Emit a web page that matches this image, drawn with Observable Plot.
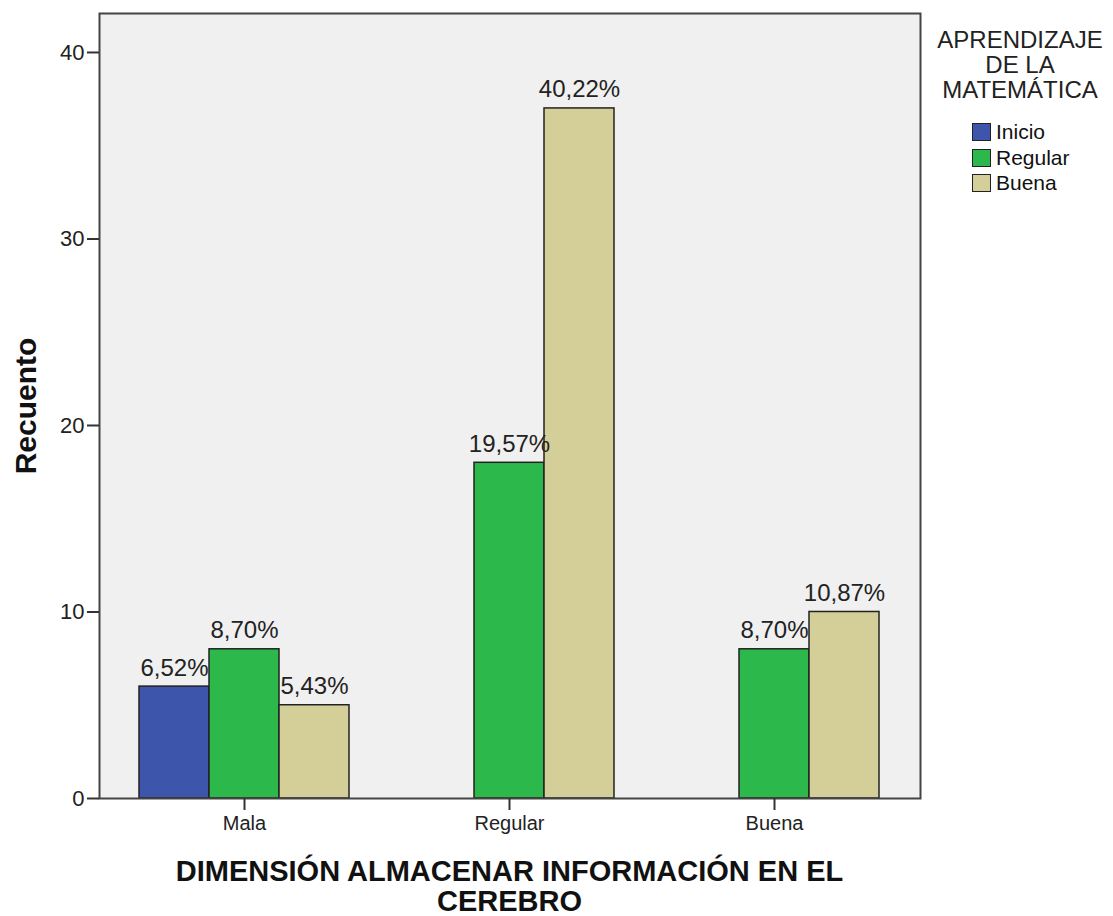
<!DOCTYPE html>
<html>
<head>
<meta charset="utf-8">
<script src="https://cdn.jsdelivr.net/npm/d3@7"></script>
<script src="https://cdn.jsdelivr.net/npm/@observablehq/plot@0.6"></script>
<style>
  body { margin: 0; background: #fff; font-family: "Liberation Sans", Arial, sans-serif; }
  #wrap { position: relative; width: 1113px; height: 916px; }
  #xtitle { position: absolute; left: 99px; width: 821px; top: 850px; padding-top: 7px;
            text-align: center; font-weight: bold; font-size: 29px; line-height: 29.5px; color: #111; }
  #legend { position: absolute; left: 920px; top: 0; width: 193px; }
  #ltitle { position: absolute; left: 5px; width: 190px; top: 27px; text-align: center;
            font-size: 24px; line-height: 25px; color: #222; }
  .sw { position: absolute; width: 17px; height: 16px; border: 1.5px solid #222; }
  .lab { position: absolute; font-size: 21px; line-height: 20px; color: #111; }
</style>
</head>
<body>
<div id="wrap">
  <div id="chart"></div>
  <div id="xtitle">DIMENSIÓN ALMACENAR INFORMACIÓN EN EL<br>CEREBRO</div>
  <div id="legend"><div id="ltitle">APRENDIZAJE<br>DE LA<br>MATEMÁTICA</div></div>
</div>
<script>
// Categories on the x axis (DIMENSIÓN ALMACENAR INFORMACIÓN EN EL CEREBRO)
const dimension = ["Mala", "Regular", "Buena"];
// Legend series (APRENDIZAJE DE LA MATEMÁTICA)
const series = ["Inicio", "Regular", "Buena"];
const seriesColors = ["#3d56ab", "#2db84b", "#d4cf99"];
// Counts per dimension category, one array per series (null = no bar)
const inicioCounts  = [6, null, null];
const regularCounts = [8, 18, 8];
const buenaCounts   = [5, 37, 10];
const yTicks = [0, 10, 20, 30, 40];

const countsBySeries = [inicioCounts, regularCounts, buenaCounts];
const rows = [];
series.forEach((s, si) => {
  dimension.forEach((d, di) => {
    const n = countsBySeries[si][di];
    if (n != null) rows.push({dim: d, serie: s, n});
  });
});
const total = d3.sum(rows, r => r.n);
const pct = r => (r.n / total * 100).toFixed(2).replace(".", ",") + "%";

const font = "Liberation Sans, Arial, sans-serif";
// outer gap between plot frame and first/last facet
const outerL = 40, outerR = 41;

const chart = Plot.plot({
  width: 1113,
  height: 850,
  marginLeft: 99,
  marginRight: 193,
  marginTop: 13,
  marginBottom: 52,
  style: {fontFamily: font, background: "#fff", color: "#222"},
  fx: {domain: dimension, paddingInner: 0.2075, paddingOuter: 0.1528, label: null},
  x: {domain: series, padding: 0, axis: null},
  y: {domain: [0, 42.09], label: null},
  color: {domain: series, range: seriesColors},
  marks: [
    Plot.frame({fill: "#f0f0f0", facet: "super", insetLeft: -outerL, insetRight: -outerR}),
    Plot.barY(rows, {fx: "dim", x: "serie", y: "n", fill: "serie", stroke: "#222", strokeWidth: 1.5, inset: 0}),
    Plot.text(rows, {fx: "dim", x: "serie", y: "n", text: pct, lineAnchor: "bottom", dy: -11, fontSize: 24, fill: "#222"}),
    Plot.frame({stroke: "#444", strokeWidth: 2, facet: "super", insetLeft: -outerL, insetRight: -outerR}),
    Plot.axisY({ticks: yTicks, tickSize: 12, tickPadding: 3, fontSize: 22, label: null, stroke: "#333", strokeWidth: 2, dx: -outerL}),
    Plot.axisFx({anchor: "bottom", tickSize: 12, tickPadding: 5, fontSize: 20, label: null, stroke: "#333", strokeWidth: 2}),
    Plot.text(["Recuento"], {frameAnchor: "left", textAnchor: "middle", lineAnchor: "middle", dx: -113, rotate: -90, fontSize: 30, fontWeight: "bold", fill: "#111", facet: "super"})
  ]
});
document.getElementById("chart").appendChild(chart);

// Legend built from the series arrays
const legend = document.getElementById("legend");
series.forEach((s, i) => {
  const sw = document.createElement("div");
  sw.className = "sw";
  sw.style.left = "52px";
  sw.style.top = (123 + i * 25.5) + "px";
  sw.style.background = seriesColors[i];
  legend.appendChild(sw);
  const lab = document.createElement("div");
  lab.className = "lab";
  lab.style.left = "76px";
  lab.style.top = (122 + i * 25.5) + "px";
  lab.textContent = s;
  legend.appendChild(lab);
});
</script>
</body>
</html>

> [The task]: Leave every image out, and retype the material exactly.

> [Task response]:
Emit a web page that matches this image, drawn with Observable Plot.
<!DOCTYPE html>
<html>
<head>
<meta charset="utf-8">
<script src="https://cdn.jsdelivr.net/npm/d3@7"></script>
<script src="https://cdn.jsdelivr.net/npm/@observablehq/plot@0.6"></script>
<style>
  body { margin: 0; background: #fff; font-family: "Liberation Sans", Arial, sans-serif; }
  #wrap { position: relative; width: 1113px; height: 916px; }
  #xtitle { position: absolute; left: 99px; width: 821px; top: 850px; padding-top: 7px;
            text-align: center; font-weight: bold; font-size: 29px; line-height: 29.5px; color: #111; }
  #legend { position: absolute; left: 920px; top: 0; width: 193px; }
  #ltitle { position: absolute; left: 5px; width: 190px; top: 27px; text-align: center;
            font-size: 24px; line-height: 25px; color: #222; }
  .sw { position: absolute; width: 17px; height: 16px; border: 1.5px solid #222; }
  .lab { position: absolute; font-size: 21px; line-height: 20px; color: #111; }
</style>
</head>
<body>
<div id="wrap">
  <div id="chart"></div>
  <div id="xtitle">DIMENSIÓN ALMACENAR INFORMACIÓN EN EL<br>CEREBRO</div>
  <div id="legend"><div id="ltitle">APRENDIZAJE<br>DE LA<br>MATEMÁTICA</div></div>
</div>
<script>
// Categories on the x axis (DIMENSIÓN ALMACENAR INFORMACIÓN EN EL CEREBRO)
const dimension = ["Mala", "Regular", "Buena"];
// Legend series (APRENDIZAJE DE LA MATEMÁTICA)
const series = ["Inicio", "Regular", "Buena"];
const seriesColors = ["#3d56ab", "#2db84b", "#d4cf99"];
// Counts per dimension category, one array per series (null = no bar)
const inicioCounts  = [6, null, null];
const regularCounts = [8, 18, 8];
const buenaCounts   = [5, 37, 10];
const yTicks = [0, 10, 20, 30, 40];

const countsBySeries = [inicioCounts, regularCounts, buenaCounts];
const rows = [];
series.forEach((s, si) => {
  dimension.forEach((d, di) => {
    const n = countsBySeries[si][di];
    if (n != null) rows.push({dim: d, serie: s, n});
  });
});
const total = d3.sum(rows, r => r.n);
const pct = r => (r.n / total * 100).toFixed(2).replace(".", ",") + "%";

const font = "Liberation Sans, Arial, sans-serif";
// outer gap between plot frame and first/last facet
const outerL = 40, outerR = 41;

const chart = Plot.plot({
  width: 1113,
  height: 850,
  marginLeft: 99,
  marginRight: 193,
  marginTop: 13,
  marginBottom: 52,
  style: {fontFamily: font, background: "#fff", color: "#222"},
  fx: {domain: dimension, paddingInner: 0.2075, paddingOuter: 0.1528, label: null},
  x: {domain: series, padding: 0, axis: null},
  y: {domain: [0, 42.09], label: null},
  color: {domain: series, range: seriesColors},
  marks: [
    Plot.frame({fill: "#f0f0f0", facet: "super", insetLeft: -outerL, insetRight: -outerR}),
    Plot.barY(rows, {fx: "dim", x: "serie", y: "n", fill: "serie", stroke: "#222", strokeWidth: 1.5, inset: 0}),
    Plot.text(rows, {fx: "dim", x: "serie", y: "n", text: pct, lineAnchor: "bottom", dy: -11, fontSize: 24, fill: "#222"}),
    Plot.frame({stroke: "#444", strokeWidth: 2, facet: "super", insetLeft: -outerL, insetRight: -outerR}),
    Plot.axisY({ticks: yTicks, tickSize: 12, tickPadding: 3, fontSize: 22, label: null, stroke: "#333", strokeWidth: 2, dx: -outerL}),
    Plot.axisFx({anchor: "bottom", tickSize: 12, tickPadding: 5, fontSize: 20, label: null, stroke: "#333", strokeWidth: 2}),
    Plot.text(["Recuento"], {frameAnchor: "left", textAnchor: "middle", lineAnchor: "middle", dx: -113, rotate: -90, fontSize: 30, fontWeight: "bold", fill: "#111", facet: "super"})
  ]
});
document.getElementById("chart").appendChild(chart);

// Legend built from the series arrays
const legend = document.getElementById("legend");
series.forEach((s, i) => {
  const sw = document.createElement("div");
  sw.className = "sw";
  sw.style.left = "52px";
  sw.style.top = (123 + i * 25.5) + "px";
  sw.style.background = seriesColors[i];
  legend.appendChild(sw);
  const lab = document.createElement("div");
  lab.className = "lab";
  lab.style.left = "76px";
  lab.style.top = (122 + i * 25.5) + "px";
  lab.textContent = s;
  legend.appendChild(lab);
});
</script>
</body>
</html>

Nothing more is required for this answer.